As a rule of thumb, you usually want to shoot for about 10 dB of headroom. You should not be peaking at higher than -6 dB while tracking vocal recordings. This will ensure that your mixing engineer will have plenty of space to process and experiment without running into clipping.
REFERENCE GRAPHIC: Switch "MIDI Keyboard" With "Built-in Phantom Power To Power Microphone"
6. Capturing Takes
You still have work to do after you've prepped your singer and microphone set up. A huge part of recording vocals is capturing vocals in a professional manner, even if you're just tracking your own vocals. Here's how you can capture vocals professionally while you're tracking an artist.
Saving And Staying Organized
Arguably one of the most embarrassing experiences as an engineer is having to retrack vocals because you lost or accidentally deleted a musician's files. Protect your time and reputation by saving your sessions on your hard drive, an external drive, and on a cloud-based service.
In addition to saving your sessions in multiple places, keep everything organized by naming your tracks appropriately. It may make sense to come up with a color-coding system within your DAW so that you can quickly label and organize your files while running a session.
The More, The Merrier
Don't forget to capture adlibs, backing vocals, and harmonies too. Anything that you might need in the recording, try to capture on the same day. One vocal session can sound completely different from another, so do your best to keep things consistent.
If you're running a session for someone else or tracking your own vocals, be sure to take notes. You might have to take shorthand notes to stay in the moment of the session, but doing so will make it a lot easier when you return to your session hours or days later.
Trust us, it's a lot easier to take a quick note than to depend on yourself to remember the nuances of the vocalist's preferences after the session has ended. This could be as simple as starring or changing tracks to a different color after your vocalist comments that they feel like they just laid down a promising take.
Be A Good Coach
As an audio professional, it's your responsibility to coach your vocalist through the recording process. Even if your vocalist is making an obvious mistake, use positive reinforcement to guide them to the preferred performance.
Remember, being on the mic is a vulnerable position. Encourage your singer, compliment them when they do well, and be the coach behind the daw that you would want to produce an excellent tracking session.
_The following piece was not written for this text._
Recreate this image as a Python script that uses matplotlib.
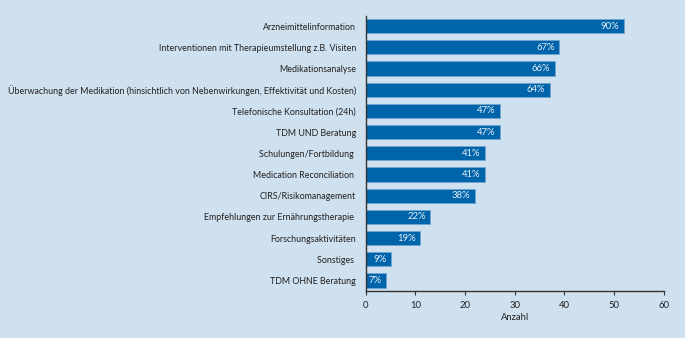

7. Don't Be Afraid To Set Up Another Session
The human voice is mysterious. A lot goes into its sound including formal vocal training, hydration, rest, and even mood. That being said, you'll find that some sessions sound better than others. A vocalist cannot perform the same vocal recording twice, so it's okay if the vocals simply aren't there on a given day.
Sometimes, recording a single can take multiple vocal sessions. If the sound isn't there when reviewing your vocal takes, set up another session. Vocal recordings are the bread and butter of most songs, and while a strong mix can help good vocals sound great, you need a good recording, to begin with.
Review your draft vocal comp with your vocalist to make sure that the vocal sound is exactly what you're looking for and rerecord if necessary. Everything builds on top of the vocal recordings, so don't take this portion of the process lightly.
There you have it! Recording vocals isn't too challenging with the help of these 7 essential principles. Enjoy the art of vocal recording at home!